Monday, June 09, 2008

14 people murdered in L.A. County over the weekend

The LA Times put the story on page B3.

I'll just repeat that -- 14 people murdered in Los Angeles County in one weekend and it doesn't even make the front page of the local section.

Nothing to see here people.

Sandra Day O'Connor wants more civics education

The NY Times today reports:

"Sandra Day O'Connor, the former Supreme Court justice, feels that civics education in American public school has become less of a priority in the era of standardized testing. So, in conjunction with two universities, she is developing an interactive Web Site with a civics curriculum for students called Our Courts. "Knowledge about our government is not handed down through the gene pool," she said. "Every generation has to learn it, and we have some work to do."

Dear Sandra Day O'Connor:

Just heard about the new civics education website. Congratulations. I'm wondering if your civics curriculum will include any lessons on how the SUPREME COURT SHOULD NOT PICK THE PRESIDENT AND SHOULD ALLOW ALL THE VOTES TO BE COUNTED. Just a thought.

All the best,
RFK Action Front

Friday, June 06, 2008

Stunning Excerpt from "Machiavelli's Shadow"

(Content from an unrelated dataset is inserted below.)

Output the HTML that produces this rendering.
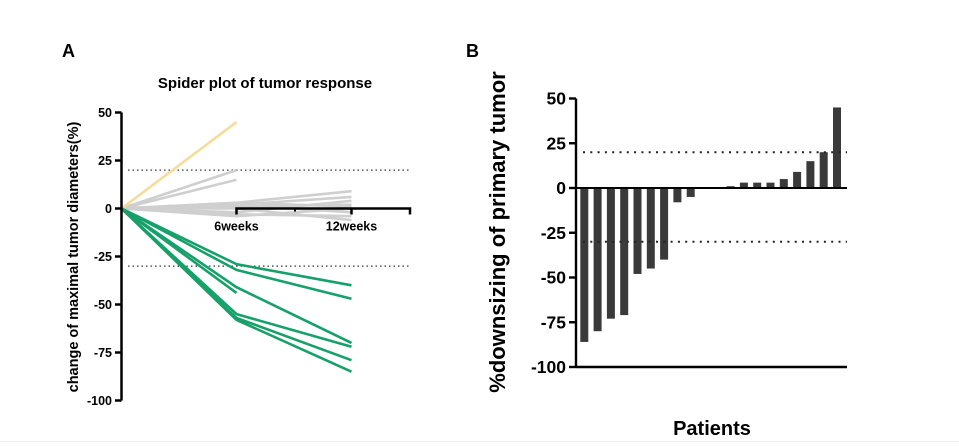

Salon is out today with a stunning excerpt from Paul Alexander's new book about Bush's response to Hurricane Katrina. (Hat tip to Melissa McEwan at Shakesville for flagging the following bombshell paragraphs:)
Of all of the stories and subplots, there would be one that, in many ways, symbolized the whole of Katrina, what it revealed about the Bush administration, and how it would affect the lives of so many people. On Friday, Mary Landrieu had been with Bush and Blanco as they toured the 17th Street Canal, where, at last, major work had commenced to repair the damage that had been caused when the levee broke. "Then, on Saturday," Landrieu says, "George Stephanopoulos called and asked to do an interview with me, and I said, 'George, I'm tired of doing interviews. I have to work. And nothing you are airing is accurately showing what's going on down here.' He wanted to go to the Superdome, and I said, 'We still have people stranded on their roofs. If you want to tell the right story, I will help you tell the right story. You get a helicopter and I'll go up and I will show you what is actually happening. It's awful what's happening at the Superdome, but the reason the people can't understand the story is because the entire region is under 20 feet of water. People can't get into the Superdome to help. They can't get out. People are drowning in their homes.'

"So George and I went up in the helicopter and for three hours his jaw was dropping. Then I said, 'George, before we finish I have to show you one positive thing because I can't send you back to Washington to produce a story that shows nothing but devastation and disaster.' So I told the pilot to tack right so I can show George the 17th Street Canal and the work that was going on there. I swear as my name is Mary Landrieu I thought that what I saw with the president was still there -- people working, trucks, sandbags, everything. Then I looked down and saw one little crane. It was like someone took a knife and stabbed me through my heart. I lost it." There, in the cabin of the helicopter, as they flew above the breached canal below them, Landrieu sat devastated.

"I could not believe that the president of the United States, staged by Karl Rove himself, had come down to the city of New Orleans and basically put up a stage prop. It was like you had gone to a studio in California and filmed a movie. They put the props up and the minute we were gone they took them down. All the dump trucks were gone. All the Coast Guard people were gone. It was an empty spot with one little crane. It was the saddest thing I have ever seen in my life. At that moment I knew what was going on and I've been a changed woman ever since. It truly changed my life."

It's shows once again that this White House is only a marketing operation. There is no governing team, no policy team, just the political team spinning the gullible Washington press corp 24/7.

It seems to me that Bush's failed response to hurricane Katrina is an impeachable offense by any reasonable definition of the term.